I have used this strategy several times with great success.  The kids love that we are pretending to take a field trip, and I love bringing excitement into my Social Studies class! I have even handed out faux permission slips to pull in parent participation.  This strategy won’t work with every piece of content – but there are several different ideas of how you can make it work.

Geography is the easiest and best topic to use for a field trip.  Allow your students to experience Africa in a Safari – or Colonial America through a Carriage Ride!  The first step is to decide where to go! This is an excellent strategy to introduce a region of the world or country. 

Once you have decided on your time period or location, brainstorm several different forms of transportation. Would you be riding a bus through the Regions of Texas? A camel through the Middle East? A rickshaw through the Orient?

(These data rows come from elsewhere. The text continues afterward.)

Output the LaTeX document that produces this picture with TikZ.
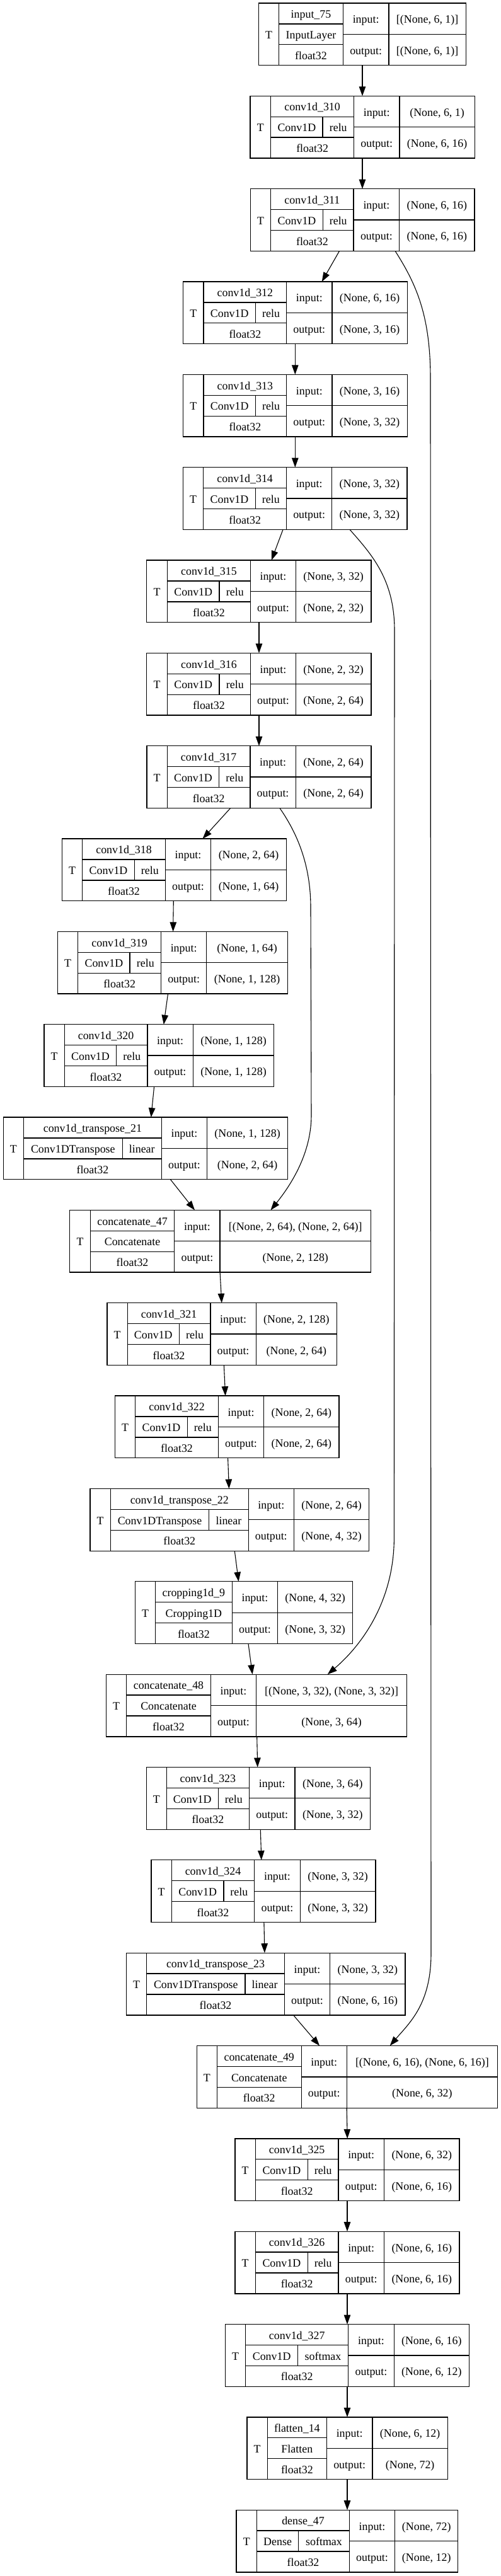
\documentclass[tikz,border=0pt]{standalone}
\usepackage{fontspec}
\setmainfont{Liberation Serif}
\usetikzlibrary{arrows.meta}
\tikzset{
  cellline/.style={line width=1.3pt, draw=black},
  outerbox/.style={rectangle, draw=black, line width=1.3pt, inner sep=0pt, outer sep=0pt},
  txt/.style={anchor=base, inner sep=0pt, font=\fontsize{17.9}{20}\selectfont},
  edge/.style={line width=1.1pt, draw=black, -{Triangle[length=15pt,width=10.5pt]}},
}
\def\parsecoords#1/#2/#3/#4/#5/#6\relax{\def\cL{#1}\def\cT{#2}\def\cD{#3}\def\cN{#4}\def\cB{#5}\def\cR{#6}}
\def\parseca#1|#2\relax{\def\tclass{#1}\def\tact{#2}}
\def\parseio#1|#2\relax{\def\tin{#1}\def\tout{#2}}
\newcommand\layer[6]{%
  \parsecoords#3\relax\parseca#5\relax\parseio#6\relax
  \pgfmathsetmacro\yt{5+147.34*#2}%
  \pgfmathsetmacro\lh{98.7}%
  \pgfmathsetmacro\yb{\yt+\lh}%
  \pgfmathsetmacro\ya{\yt+\lh/3}%
  \pgfmathsetmacro\yc{\yt+2*\lh/3}%
  \pgfmathsetmacro\ym{\yt+\lh/2}%
  \pgfmathsetmacro\lw{\cR-\cL}%
  \pgfmathsetmacro\xc{(\cL+\cR)/2}%
  \node[outerbox, minimum width=\lw pt, minimum height=\lh pt] (#1) at (\xc,\ym) {};
  \draw[cellline] (\cT,\yt) -- (\cT,\yb) (\cN,\yt) -- (\cN,\yb) (\cB,\yt) -- (\cB,\yb)
     (\cT,\ya) -- (\cN,\ya) (\cT,\yc) -- (\cN,\yc) (\cN,\ym) -- (\cR,\ym);
  \node[txt] (#1-T) at ({(\cL+\cT)/2},{\ym+7.2}) {T};
  \node[txt] (#1-n) at ({(\cT+\cN)/2},{(\yt+\ya)/2+7.2}) {#4};
  \ifx\cD\empty
    \node[txt] (#1-c) at ({(\cT+\cN)/2},{(\ya+\yc)/2+7.2}) {\tclass};
  \else
    \draw[cellline] (\cD,\ya) -- (\cD,\yc);
    \node[txt] (#1-c) at ({(\cT+\cD)/2},{(\ya+\yc)/2+7.2}) {\tclass};
    \node[txt] (#1-a) at ({(\cD+\cN)/2},{(\ya+\yc)/2+7.2}) {\tact};
  \fi
  \node[txt] (#1-f) at ({(\cT+\cN)/2},{(\yc+\yb)/2+7.2}) {float32};
  \node[txt] (#1-il) at ({(\cN+\cB)/2},{(\yt+\ym)/2+7.2}) {input:};
  \node[txt] (#1-ol) at ({(\cN+\cB)/2},{(\ym+\yb)/2+7.2}) {output:};
  \node[txt] (#1-iv) at ({(\cB+\cR)/2},{(\yt+\ym)/2+7.2}) {\tin};
  \node[txt] (#1-ov) at ({(\cB+\cR)/2},{(\ym+\yb)/2+7.2}) {\tout};
}
\begin{document}
\begin{tikzpicture}[x=1pt,y=-1pt]
\useasboundingbox (0,0) rectangle (795,4088);
\fill[white] (0,0) rectangle (795,4088);
\layer{n0}{0}{410.7/442.7//544.3/617/739.3}{input\_75}{InputLayer|}{[(None, 6, 1)]|[(None, 6, 1)]}
\layer{n1}{1}{397/429.7/512/561.5/634/753.2}{conv1d\_310}{Conv1D|relu}{(None, 6, 1)|(None, 6, 16)}
\layer{n2}{2}{397.4/429.7/512.4/561.1/633.7/753}{conv1d\_311}{Conv1D|relu}{(None, 6, 16)|(None, 6, 16)}
\layer{n3}{3}{290.7/323/405.4/454.7/527/646.2}{conv1d\_312}{Conv1D|relu}{(None, 6, 16)|(None, 3, 16)}
\layer{n4}{4}{290.7/323/405.4/454.7/527/646.2}{conv1d\_313}{Conv1D|relu}{(None, 3, 16)|(None, 3, 32)}
\layer{n5}{5}{290.5/322.8/405.2/454.5/526.8/646}{conv1d\_314}{Conv1D|relu}{(None, 3, 32)|(None, 3, 32)}
\layer{n6}{6}{232.7/265.4/348.1/397.5/469.4/589}{conv1d\_315}{Conv1D|relu}{(None, 3, 32)|(None, 2, 32)}
\layer{n7}{7}{232.7/265.4/348.1/397.5/469.4/589}{conv1d\_316}{Conv1D|relu}{(None, 2, 32)|(None, 2, 64)}
\layer{n8}{8}{232.9/265.2/347.6/397/469.2/589}{conv1d\_317}{Conv1D|relu}{(None, 2, 64)|(None, 2, 64)}
\layer{n9}{9}{98.7/130.7/213.4/262.4/334.7/454.3}{conv1d\_318}{Conv1D|relu}{(None, 2, 64)|(None, 1, 64)}
\layer{n10}{10}{91.4/123.7/206.1/255.5/327.8/456.4}{conv1d\_319}{Conv1D|relu}{(None, 1, 64)|(None, 1, 128)}
\layer{n11}{11}{70.1/102.2/184.8/233.9/306.3/434.8}{conv1d\_320}{Conv1D|relu}{(None, 1, 128)|(None, 1, 128)}
\layer{n12}{12}{5.4/37.5/194.2/256.3/328.6/456.7}{conv1d\_transpose\_21}{Conv1DTranspose|linear}{(None, 1, 128)|(None, 2, 64)}
\layer{n13}{13}{110.7/143.3//276.8/349.1/588.4}{concatenate\_47}{Concatenate|}{[(None, 2, 64), (None, 2, 64)]|(None, 2, 128)}
\layer{n14}{14}{170.1/202.2/284.4/333.9/406.3/534.4}{conv1d\_321}{Conv1D|relu}{(None, 2, 128)|(None, 2, 64)}
\layer{n15}{15}{182.6/214.7/297.3/346.4/418.8/538}{conv1d\_322}{Conv1D|relu}{(None, 2, 64)|(None, 2, 64)}
\layer{n16}{16}{142.9/175.4/331.7/394.2/466.5/585.7}{conv1d\_transpose\_22}{Conv1DTranspose|linear}{(None, 2, 64)|(None, 4, 32)}
\layer{n17}{17}{214.7/246.4//368.3/440.6/559.8}{cropping1d\_9}{Cropping1D|}{(None, 4, 32)|(None, 3, 32)}
\layer{n18}{18}{168.4/200.8//334.2/406.7/645.5}{concatenate\_48}{Concatenate|}{[(None, 3, 32), (None, 3, 32)]|(None, 3, 64)}
\layer{n19}{19}{232.3/264.2/346.3/395.5/468/587.7}{conv1d\_323}{Conv1D|relu}{(None, 3, 64)|(None, 3, 32)}
\layer{n20}{20}{239.9/272.3/355/403.7/476.2/595.9}{conv1d\_324}{Conv1D|relu}{(None, 3, 32)|(None, 3, 32)}
\layer{n21}{21}{200.3/232.8/388.9/451.3/523.8/643}{conv1d\_transpose\_23}{Conv1DTranspose|linear}{(None, 3, 32)|(None, 6, 16)}
\layer{n22}{22}{312.4/344.3//478.2/550.2/789.6}{concatenate\_49}{Concatenate|}{[(None, 6, 16), (None, 6, 16)]|(None, 6, 32)}
\layer{n23}{23}{373.1/405.3/488.4/537/609.5/729}{conv1d\_325}{Conv1D|relu}{(None, 6, 32)|(None, 6, 16)}
\layer{n24}{24}{373.1/405.3/488.4/537/609.5/729}{conv1d\_326}{Conv1D|relu}{(None, 6, 16)|(None, 6, 16)}
\layer{n25}{25}{357.5/389.8/472.5/552.6/625.4/744.2}{conv1d\_327}{Conv1D|softmax}{(None, 6, 16)|(None, 6, 12)}
\layer{n26}{26}{392/424.3//518.4/590.9/710.4}{flatten\_14}{Flatten|}{(None, 6, 12)|(None, 72)}
\layer{n27}{27}{375/407.6/473.6/554.5/626.6/726.8}{dense\_47}{Dense|softmax}{(None, 72)|(None, 12)}
% straight connectors
\draw[edge] ([xshift=164.3pt]n0.south west) -- ([xshift=178pt]n1.north west);
\draw[edge] ([xshift=178pt]n1.south west) -- ([xshift=177.6pt]n2.north west);
\draw[edge] ([xshift=141.1pt]n2.south west) -- ([xshift=220pt]n3.north west);
\draw[edge] ([xshift=177.6pt]n3.south west) -- ([xshift=177.6pt]n4.north west);
\draw[edge] ([xshift=177.6pt]n4.south west) -- ([xshift=177.8pt]n5.north west);
\draw[edge] ([xshift=158.5pt]n5.south west) -- ([xshift=198.1pt]n6.north west);
\draw[edge] ([xshift=178.3pt]n6.south west) -- ([xshift=178.3pt]n7.north west);
\draw[edge] ([xshift=178.3pt]n7.south west) -- ([xshift=178.1pt]n8.north west);
\draw[edge] ([xshift=132.8pt]n8.south west) -- ([xshift=222.8pt]n9.north west);
\draw[edge] ([xshift=176.6pt]n9.south west) -- ([xshift=183.2pt]n10.north west);
\draw[edge] ([xshift=175.1pt]n10.south west) -- ([xshift=189.7pt]n11.north west);
\draw[edge] ([xshift=174.5pt]n11.south west) -- ([xshift=234.3pt]n12.north west);
\draw[edge] ([xshift=265.1pt]n12.south west) -- ([xshift=198.3pt]n13.north west);
\draw[edge] ([xshift=238.4pt]n13.south west) -- ([xshift=181.7pt]n14.north west);
\draw[edge] ([xshift=185.3pt]n14.south west) -- ([xshift=175pt]n15.north west);
\draw[edge] ([xshift=179pt]n15.south west) -- ([xshift=220.5pt]n16.north west);
\draw[edge] ([xshift=229.4pt]n16.south west) -- ([xshift=163.9pt]n17.north west);
\draw[edge] ([xshift=179.3pt]n17.south west) -- ([xshift=232.2pt]n18.north west);
\draw[edge] ([xshift=239.3pt]n18.south west) -- ([xshift=176.4pt]n19.north west);
\draw[edge] ([xshift=181pt]n19.south west) -- ([xshift=174.9pt]n20.north west);
\draw[edge] ([xshift=179pt]n20.south west) -- ([xshift=219.6pt]n21.north west);
\draw[edge] ([xshift=265.2pt]n21.south west) -- ([xshift=194.7pt]n22.north west);
\draw[edge] ([xshift=237.8pt]n22.south west) -- ([xshift=178.1pt]n23.north west);
\draw[edge] ([xshift=177.9pt]n23.south west) -- ([xshift=177.9pt]n24.north west);
\draw[edge] ([xshift=177.9pt]n24.south west) -- ([xshift=193.5pt]n25.north west);
\draw[edge] ([xshift=193.5pt]n25.south west) -- ([xshift=159pt]n26.north west);
\draw[edge] ([xshift=159pt]n26.south west) -- ([xshift=176pt]n27.north west);
% skip connectors
\draw[edge] ([xshift=229.7pt]n2.south west) .. controls (660,450) and (683,500) .. (683,600)
   -- (684,3100) .. controls (684,3180) and (650,3210) .. ([xshift=306.3pt]n22.north west);
\draw[edge] ([xshift=264.5pt]n5.south west) .. controls (590,880) and (626,920) .. (626,1000)
   -- (625.4,2440) .. controls (625.4,2540) and (575,2610) .. ([xshift=351.4pt]n18.north west);
\draw[edge] ([xshift=211pt]n8.south west) .. controls (470,1320) and (493,1370) .. (493,1440)
   -- (494,1770) .. controls (494,1830) and (462,1880) .. ([xshift=318.8pt]n13.north west);
\end{tikzpicture}
\end{document}
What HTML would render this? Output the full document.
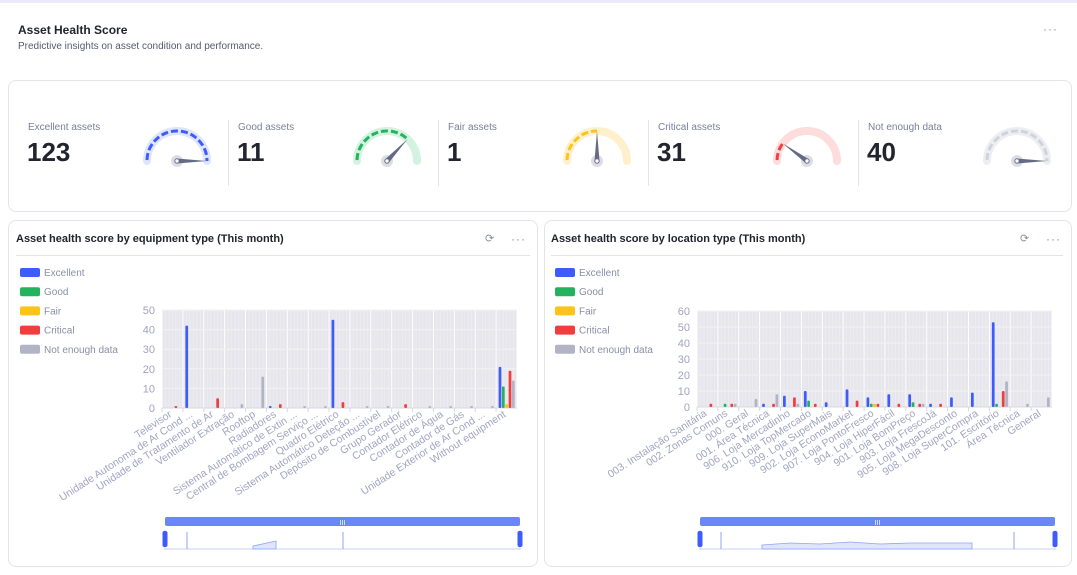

After you have chosen a method of transportation, you need to highlight several sites they would see along the trip.  Find images to excite your students.  Write a brief description for each image. It should not be too detailed – but brief enough to keep the pace of the lesson moving. Your students can take notes on graphic organizers designed to mimic the trip – such as a bus or a carriage. 

You will want to have three to four “stops” along your tour.  These are the key points of your lesson! Your students will “get out of the carriage” in order to explore a certain stop in detail. It is at this point you would set up stations in your room with more detailed readings, pictures and maybe even fun artifacts for the students to examine.  

In my Carriage Ride Through the Colonies, I used QR codes to show the students video clips and games of the time period.  During the stop, I would have the students answer guiding questions and write summaries “home” on postcards. 

Have fun with your faux field trips – I know my students do!